Im Endeffekt ist ein 80Plus-Siegel daher nicht mehr als ein Versprechen, aber sicher keine Garantie. Wenn man es genau als das behandelt, was es ist, ist 80Plus eine bequeme Entscheidungshilfe: Vertraue ich dem Hersteller, kann ich auch dem 80Plus-Siegel vertrauen. Bei Herstellern mit zweifelhaftem Ruf kann man dann wieder eine bewährte Weisheit anwenden: Es gibt keine Unschuldsvermutung bei PC-Netzteilen.

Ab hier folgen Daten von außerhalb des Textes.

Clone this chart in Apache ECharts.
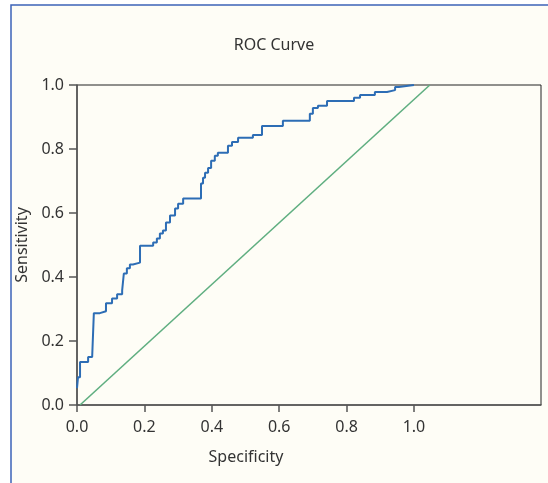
<!DOCTYPE html>
<html lang="en">
<head>
    <meta charset="UTF-8">
    <title>ROC Curve</title>
    <style>
        html, body { margin: 0; padding: 0; background: #ffffff; }
        #main { width: 548px; height: 483px; }
    </style>
    <script src="https://cdn.jsdelivr.net/npm/echarts@6/dist/echarts.min.js"></script>
</head>
<body>
<div id="main"></div>
<script>
    // ROC points: [1 - specificity, sensitivity] after each step
    const rocX = [0, 0.003, 0.009, 0.033, 0.045, 0.050, 0.068, 0.086, 0.104, 0.119, 0.134, 0.139, 0.148,
        0.157, 0.166, 0.187, 0.226, 0.237, 0.246, 0.255, 0.264, 0.276, 0.291, 0.300, 0.315, 0.368,
        0.374, 0.380, 0.389, 0.398, 0.409, 0.418, 0.448, 0.460, 0.478, 0.522, 0.549, 0.611, 0.691,
        0.700, 0.715, 0.742, 0.822, 0.840, 0.884, 0.920, 0.944, 0.955, 1.0]
    const rocY = [0.053, 0.087, 0.134, 0.150, 0.156, 0.287, 0.293, 0.318, 0.333, 0.346, 0.358, 0.411, 0.427,
        0.439, 0.445, 0.498, 0.508, 0.520, 0.536, 0.545, 0.570, 0.592, 0.614, 0.629, 0.645, 0.692,
        0.710, 0.726, 0.741, 0.763, 0.779, 0.788, 0.810, 0.822, 0.835, 0.844, 0.872, 0.888, 0.910,
        0.928, 0.935, 0.950, 0.960, 0.969, 0.978, 0.984, 0.994, 1.0, 1.0]
    // reference diagonal as drawn
    const refX = [0.009, 1.047]
    const refY = [0, 1]
    const xTicks = [0, 0.2, 0.4, 0.6, 0.8, 1.0]

    const textColor = '#333'
    const font = 'Noto Sans'
    const fontSize = 16

    let myChart = echarts.init(document.getElementById('main'))
    let option = {
        backgroundColor: '#ffffff',
        animation: false,
        graphic: [{
            type: 'rect',
            z: -10,
            shape: {x: 11, y: 5, width: 560, height: 500},
            style: {fill: '#fefdf6', stroke: '#3d63b8', lineWidth: 1.5}
        }],
        title: {
            text: 'ROC Curve',
            left: 'center',
            top: 32,
            textStyle: {fontFamily: font, fontSize: fontSize, fontWeight: 'normal', color: textColor}
        },
        grid: {
            left: 77, right: 7, top: 85, bottom: 78,
            show: true, borderColor: '#222', borderWidth: 1
        },
        xAxis: {
            type: 'value',
            min: 0,
            max: 1.377,
            interval: 0.2,
            name: 'Specificity',
            nameLocation: 'middle',
            nameGap: 44,
            nameTextStyle: {fontFamily: font, fontSize: fontSize, color: textColor, padding: [0, 126, 0, 0]},
            splitLine: {show: false},
            axisLine: {lineStyle: {color: '#555', width: 1.5}},
            axisTick: {show: true, length: 7, customValues: xTicks, lineStyle: {color: '#555', width: 1.5}},
            axisLabel: {
                customValues: xTicks,
                margin: 14,
                fontFamily: font, fontSize: fontSize, color: textColor,
                formatter: v => v.toFixed(1)
            }
        },
        yAxis: {
            type: 'value',
            min: 0,
            max: 1,
            interval: 0.2,
            name: 'Sensitivity',
            nameLocation: 'middle',
            nameGap: 42,
            nameTextStyle: {fontFamily: font, fontSize: fontSize, color: textColor},
            splitLine: {show: false},
            axisLine: {lineStyle: {color: '#555', width: 1.5}},
            axisTick: {show: true, length: 8, lineStyle: {color: '#555', width: 1.5}},
            axisLabel: {
                margin: 13,
                fontFamily: font, fontSize: fontSize, color: textColor,
                formatter: v => v.toFixed(1)
            }
        },
        series: [
            {
                name: 'reference',
                type: 'line',
                data: refX.map((x, i) => [x, refY[i]]),
                symbol: 'none',
                lineStyle: {color: '#5fae80', width: 1.6},
                z: 2
            },
            {
                name: 'ROC',
                type: 'line',
                step: 'end',
                data: rocX.map((x, i) => [x, rocY[i]]),
                symbol: 'none',
                lineStyle: {color: '#2d6db5', width: 2},
                z: 3
            }
        ]
    }
    myChart.setOption(option)
</script>
</body>
</html>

Solange nicht ein professioneller Test das Gegenteil bewiesen hat, sollte man sicherheitshalber bewährte Produkte kaufen.

Das 80Plus-Programm heute leidet unter seiner Abstammung, für die ersten beteiligten Hersteller war Fair Play selbstverständlich: Würde ein großer OEM wie Seasonic falsche 80Plus-Plaketten vergeben, würden Marke und Kundenbeziehungen zu Systemintegratoren ernsthaften Schaden nehmen. Inzwischen ist ein 80Plus-Zertifikat ein entscheidendes Verkaufsargument für alle Hersteller, auch kleine Marken beteiligen sich am Programm. Auf eine Einführung von Kontrollmechanismen, zum Beispiel durch eine Stichprobe aus dem Handel, wurde völlig verzichtet. Im konkreten Fall des LC-Power Gold-Serie LC9450 wäre sogar ein gutes Foto des Datenblatts ausreichend gewesen, um den Sachverhalt schnell aufzuklären.

80Plus ist nur sehr begrenzt unabhängig: Die Firma Ecos Consulting als Inhaber der Marke 80Plus muss Geld verdienen und dafür möglichst viele Kunden, also Netzteil-Hersteller, für das 80Plus-Programm begeistern. Anders als Tests wie die der Stiftung Warentest, die durch öffentliche Mittel und Zahlungen der Endkunden finanziert werden, oder Testberichte von Redaktionen, die schlussendlich über Kaufpreis des Magazins beziehungsweise Leserinteresse und die Werbeeinnahmen honoriert werden, werden die Kosten von 80Plus (etwa 1.500 US-Dollar pro Netzteil-Modell) direkt vom Hersteller getragen. Als alleinige Entscheidungsgrundlage sollte ein ungeprüftes 80Plus-Siegel daher nie dienen.

Wenn Betrug am Kunden wie in diesem Fall so einfach ist, wird es immer wieder Anbieter geben, die die bekannten Lücken im System 80Plus schamlos auszunutzen. Wer auf Nummer sicher gehen will, der muss auf unabhängig Tests setzen – und nicht auf den Aufkleber am Gehäuse. Zumindest solange, bis Ecos Consulting den eigenen Zertifizierungsprozess robuster ausgestaltet; beispielsweise durch das Testen von zufällig ausgewählten Handelsgeräten.

Hinweis: Der Inhalt dieses Kommentars gibt die persönliche Meinung des Autors wieder. Diese Meinung wird nicht notwendigerweise von der gesamten Redaktion geteilt.